A Srinivas Rao 26th September 2016
He would have been 54 today and would
have been as cheerful as always, for neither misfortune nor tempest would dampen
his optimism. “A person must have a cheerful disposition by nature or a
disposition made cheerful by art and knowledge” remarked Nietzsche and Sriram
was doubly so. Yet rather than listening to the gurgling brook of his voice
over the phone, I am met with silence, four months since his untimely demise. I
haven’t deleted his number though, not that he might call, but that I might
wake up. I miss his infectious and disarming smile that would put even Medusa lower
her guard. This is a reminiscence of a person who was close to me and was my
best friend. I have wondered what if any we had in common, I believe it wasn’t
much, yet we liked each other’s company and it has intrigued me as much as
onlookers. I can’t describe him in eulogistic terms; though he had much that
was worthy of applause. Probably what fascinated me were the contradictions
which we ever so unconsciously gloss over as we make much of a false sense of
consistency as a virtue.
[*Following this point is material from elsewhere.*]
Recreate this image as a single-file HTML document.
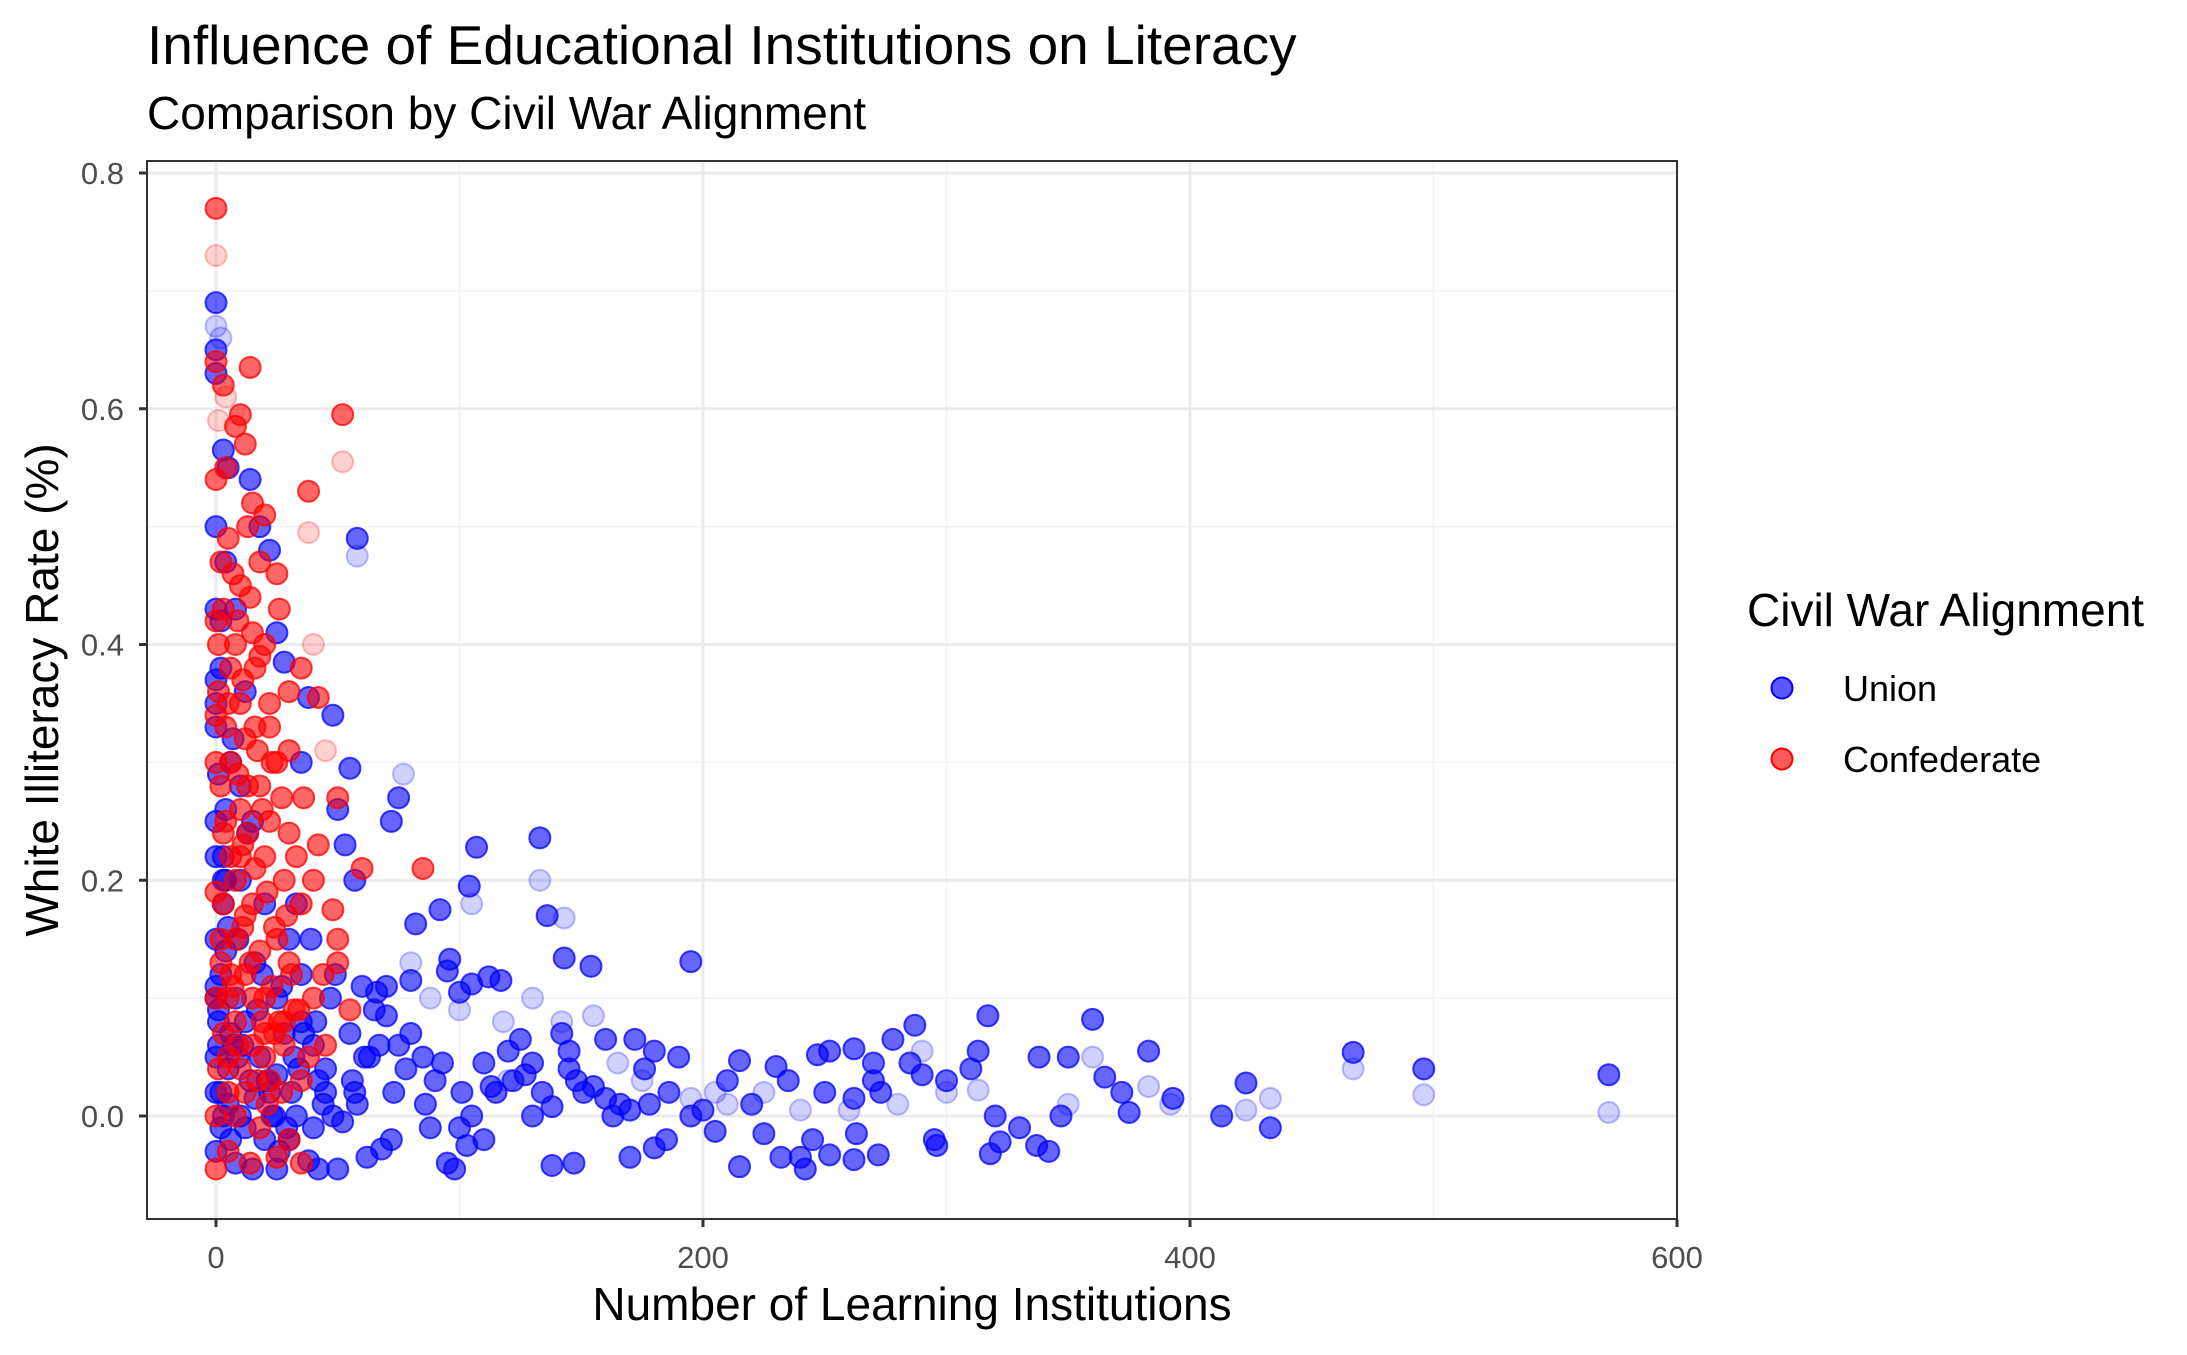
<!DOCTYPE html>
<html><head><meta charset="utf-8"><style>
body{margin:0;background:#fff;}
svg text{font-family:"Liberation Sans",Arial,sans-serif;}
</style></head><body>
<svg id="chart" width="2187" height="1350" xmlns="http://www.w3.org/2000/svg">
<rect width="2187" height="1350" fill="#fff"/>
<text x="147" y="64" font-size="55" fill="#000">Influence of Educational Institutions on Literacy</text>
<text x="147" y="129" font-size="46" fill="#000">Comparison by Civil War Alignment</text>
<g id="grid"></g>
<g id="faint"></g>
<g id="union"></g>
<g id="conf"></g>
<rect x="147" y="161" width="1530" height="1058" fill="none" stroke="#333" stroke-width="2"/>
<g id="axes"></g>
<text x="912" y="1320" font-size="46" text-anchor="middle" fill="#000">Number of Learning Institutions</text>
<text transform="translate(58,690) rotate(-90)" font-size="46" text-anchor="middle" fill="#000">White Illiteracy Rate (%)</text>
<g>
<text x="1747" y="626" font-size="46" fill="#000">Civil War Alignment</text>
<g>
<circle cx="1782" cy="688" r="10.5" fill="#0000ff" fill-opacity="0.65" stroke="#0000ff" stroke-width="2"/>
<text x="1843" y="701" font-size="36" fill="#000">Union</text></g>
<g>
<circle cx="1782" cy="759" r="10.5" fill="#ff0000" fill-opacity="0.65" stroke="#ff0000" stroke-width="2"/>
<text x="1843" y="772" font-size="36" fill="#000">Confederate</text></g>
</g>
</svg>
<script>
const xTicks=[0,200,400,600];
const xMinor=[100,300,500];
const yTicks=[0,0.2,0.4,0.6,0.8];
const yMinor=[0.1,0.3,0.5,0.7];
const yTickLabels=["0.0","0.2","0.4","0.6","0.8"];
const unionX=[58,48,38,55,50,35,75,72,107,133,104,92,82,136,57,53,195,143,154,96,95,112,117,105,100,80,70,66,60,160,172,180,190,215,230,235,247,252,262,270,278,287,285,290,310,313,317,338,350,360,365,372,383,393,413,423,433,467,496,572,320,330,337,342,347,375,296,295,318,322,273,270,262,250,245,240,242,252,262,263,272,232,225,215,210,205,195,185,180,178,170,170,163,160,155,148,145,145,142,147,138,130,125,120,115,110,105,103,98,95,90,85,80,75,70,65,62,58,55,50,45,42,38,35,110,100,88,78,72,68,130,138,200,220,300,0,0,0,3,5,14,0,18,22,4,8,0,25,28,2,0,6,10,15,0,3,20,30,0,2,8,12,1,5,0,3,0,8,15,25,22,30,18,28,35,40,10,4,0,1,2,10,20,33,40,25,16,5,0,7,12,0,6,14,25,32,45,48,42,
2,6,1,9,4,12,0,3,17,21,27,31,36,44,52,57,63,47,39,34,24,13,9,2,0,5,11,19,26,33,41,49,56,61,67,73,86,93,101,113,122,127,134,151,166,176,186,1,3,7,16,23,29,0,4];
const unionY=[0.49,0.34,0.355,0.295,0.26,0.3,0.27,0.25,0.228,0.236,0.195,0.175,0.163,0.17,0.2,0.23,0.131,0.134,0.127,0.133,0.123,0.118,0.115,0.112,0.105,0.115,0.11,0.105,0.11,0.065,0.065,0.055,0.05,0.047,0.042,0.03,0.052,0.055,0.057,0.045,0.065,0.077,0.045,0.035,0.04,0.055,0.085,0.05,0.05,0.082,0.033,0.02,0.055,0.015,0.0,0.028,-0.01,0.054,0.04,0.035,0.0,-0.01,-0.025,-0.03,0.0,0.003,-0.025,-0.02,-0.032,-0.022,0.02,0.03,0.015,0.02,-0.02,-0.035,-0.045,-0.033,-0.037,-0.015,-0.033,-0.035,-0.015,-0.043,0.03,-0.013,0.0,-0.02,-0.027,0.01,0.005,-0.035,0.0,0.015,0.025,0.03,0.04,0.055,0.07,-0.04,-0.042,0.045,0.065,0.055,0.02,0.045,0.0,-0.025,-0.045,-0.04,0.03,0.05,0.07,0.06,0.085,0.09,-0.035,0.01,0.07,-0.045,0.04,-0.045,-0.038,0.08,-0.02,-0.01,-0.01,0.04,-0.02,-0.028,0.0,0.008,0.005,0.01,0.03,0.69,0.65,0.63,0.565,0.55,0.54,0.5,0.5,0.48,0.47,0.43,0.43,0.41,0.385,0.38,0.35,0.3,0.28,0.25,0.22,0.2,0.18,0.15,0.15,0.12,0.1,0.08,0.06,0.04,0.02,0.0,-0.03,-0.04,-0.045,-0.045,0.02,-0.02,0.05,0.07,0.12,0.06,0.2,0.26,0.1,0.08,-0.01,0.0,-0.02,0.0,-0.01,0.1,0.13,0.16,0.25,0.32,0.36,0.05,0.07,0.03,0.035,0.05,0.02,0.0,0.03,
0.02,-0.02,0.09,0.05,0.14,-0.01,0.33,0.18,0.09,0.03,0.11,0.02,0.07,0.01,-0.005,0.02,0.05,0.1,0.15,0.04,0.0,0.24,0.15,0.42,0.11,0.01,0.06,0.12,-0.03,0.18,0.08,0.12,0.03,0.05,0.06,0.02,0.01,0.045,0.02,0.025,0.03,0.035,0.02,0.02,0.01,0.04,0.02,0.29,0.22,0.06,0.015,0.0,-0.01,0.37,0.2];
const confX=[0,0,3,14,10,52,8,12,0,4,38,15,20,5,25,18,2,10,0,8,15,35,30,22,42,5,0,12,25,18,30,50,10,3,20,60,85,40,35,48,15,0,8,25,30,50,12,5,20,40,55,3,15,28,38,45,10,22,35,0,8,18,30,5,14,25,35,0,10,6,16,2,22,28,12,18,6,32,26,44,50,8,20,0,2,14,20,26,30,36,42,13,7,
1,4,9,11,17,19,23,27,33,3,6,13,16,21,24,29,31,2,7,11,14,19,24,1,5,9,12,17,21,27,4,8,15,23,0,6,10,13,18,22,3,9,16,1,11,20,5,28,34];
const confY=[0.77,0.64,0.62,0.635,0.595,0.595,0.585,0.57,0.54,0.55,0.53,0.52,0.51,0.49,0.46,0.47,0.47,0.45,0.42,0.4,0.41,0.38,0.36,0.35,0.355,0.35,0.3,0.32,0.3,0.28,0.24,0.27,0.26,0.24,0.22,0.21,0.21,0.2,0.18,0.175,0.18,0.19,0.15,0.15,0.13,0.13,0.12,0.1,0.1,0.1,0.09,0.07,0.06,0.06,0.05,0.06,0.04,0.03,0.03,0.0,0.0,-0.01,-0.02,-0.03,-0.04,-0.035,-0.04,-0.045,0.22,0.38,0.33,0.28,0.25,0.2,0.17,0.14,0.12,0.09,0.08,0.12,0.15,0.08,0.05,0.1,0.15,0.44,0.4,0.43,0.31,0.27,0.23,0.5,0.46,
0.36,0.33,0.29,0.37,0.31,0.26,0.3,0.27,0.22,0.18,0.22,0.24,0.21,0.19,0.16,0.17,0.12,0.13,0.11,0.16,0.13,0.08,0.07,0.04,0.05,0.06,0.02,0.03,0.01,0.02,0.25,0.2,0.1,0.11,0.34,0.3,0.35,0.28,0.39,0.33,0.43,0.42,0.38,0.4,0.23,0.07,0.02,0.08,0.09];
const faintX=[0,52,58,77,133,105,143,290,313,360,383,392,423,433,467,496,572,350,300,280,260,240,225,210,195,175,165,155,142,118,100,88,80,120,130,205,0,2,4,1,38,40,45];
const faintY=[0.73,0.555,0.475,0.29,0.2,0.18,0.168,0.055,0.022,0.05,0.025,0.01,0.005,0.015,0.04,0.018,0.003,0.01,0.02,0.01,0.005,0.005,0.02,0.01,0.015,0.03,0.045,0.085,0.08,0.08,0.09,0.1,0.13,0.03,0.1,0.02,0.67,0.66,0.61,0.59,0.495,0.4,0.31];
const faintIsRed=[1,1,0,0,0,0,0,0,0,0,0,0,0,0,0,0,0,0,0,0,0,0,0,0,0,0,0,0,0,0,0,0,0,0,0,0,0,0,1,1,1,1,1];
const NS="http://www.w3.org/2000/svg";
const X0=147,X1=1677,Y0=161,Y1=1219;
const xScale=v=>216+v*(1677-216)/600;
const yScale=v=>1116-v*(1116-173)/0.8;
const R=10.5;
function mk(tag,attrs,parent){const e=document.createElementNS(NS,tag);for(const k in attrs)e.setAttribute(k,attrs[k]);parent.appendChild(e);return e;}
const grid=document.getElementById('grid'),axes=document.getElementById('axes');
yMinor.forEach(v=>{const l=mk('line',{x1:X0,x2:X1,y1:yScale(v),y2:yScale(v),stroke:'#f2f2f2','stroke-width':1.5},grid);

});
xMinor.forEach(v=>{const l=mk('line',{x1:xScale(v),x2:xScale(v),y1:Y0,y2:Y1,stroke:'#f2f2f2','stroke-width':1.5},grid);

});
yTicks.forEach((v,i)=>{const l=mk('line',{x1:X0,x2:X1,y1:yScale(v),y2:yScale(v),stroke:'#ebebeb','stroke-width':3},grid);


mk('line',{x1:X0-8,x2:X0,y1:yScale(v),y2:yScale(v),stroke:'#333','stroke-width':3},axes);
const t=mk('text',{x:X0-23,y:yScale(v)+11,'font-size':31,'text-anchor':'end',fill:'#4d4d4d'},axes);t.textContent=yTickLabels[i];

});
xTicks.forEach(v=>{const l=mk('line',{x1:xScale(v),x2:xScale(v),y1:Y0,y2:Y1,stroke:'#ebebeb','stroke-width':3},grid);


mk('line',{x1:xScale(v),x2:xScale(v),y1:Y1,y2:Y1+8,stroke:'#333','stroke-width':3},axes);
const t=mk('text',{x:xScale(v),y:Y1+49,'font-size':31,'text-anchor':'middle',fill:'#4d4d4d'},axes);t.textContent=String(v);

});
const fg=document.getElementById('faint');
faintX.forEach((x,i)=>{const col=faintIsRed[i]?'#ff0000':'#0000ff';
const c=mk('circle',{cx:xScale(x),cy:yScale(faintY[i]),r:R,fill:col,'fill-opacity':0.18,stroke:col,'stroke-opacity':0.25,'stroke-width':2},fg);

});
const ug=document.getElementById('union');
unionX.forEach((x,i)=>{const c=mk('circle',{cx:xScale(x),cy:yScale(unionY[i]),r:R,fill:'#0000ff','fill-opacity':0.6,stroke:'#0000ff','stroke-opacity':0.75,'stroke-width':2},ug);

});
const cg=document.getElementById('conf');
confX.forEach((x,i)=>{const c=mk('circle',{cx:xScale(x),cy:yScale(confY[i]),r:R,fill:'#ff0000','fill-opacity':0.6,stroke:'#ff0000','stroke-opacity':0.75,'stroke-width':2},cg);

});
</script>
</body></html>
Most of us if
not all are inconsistent creatures, inconstant and shifting in our motivations,
fears, desires and aspirations, it is ‘human all too human’. Consistency I
think is a narrative strategy of the mind that possibly highlights, represses,
and interpolates in retrospect, creating a convenient fiction of the self. At a
distance from one’s own self one might see the range of protean characteristics
that really animates each of us; though we crave for that indubitable,
mysterious, unchanging essence which might well be a figment of imagination.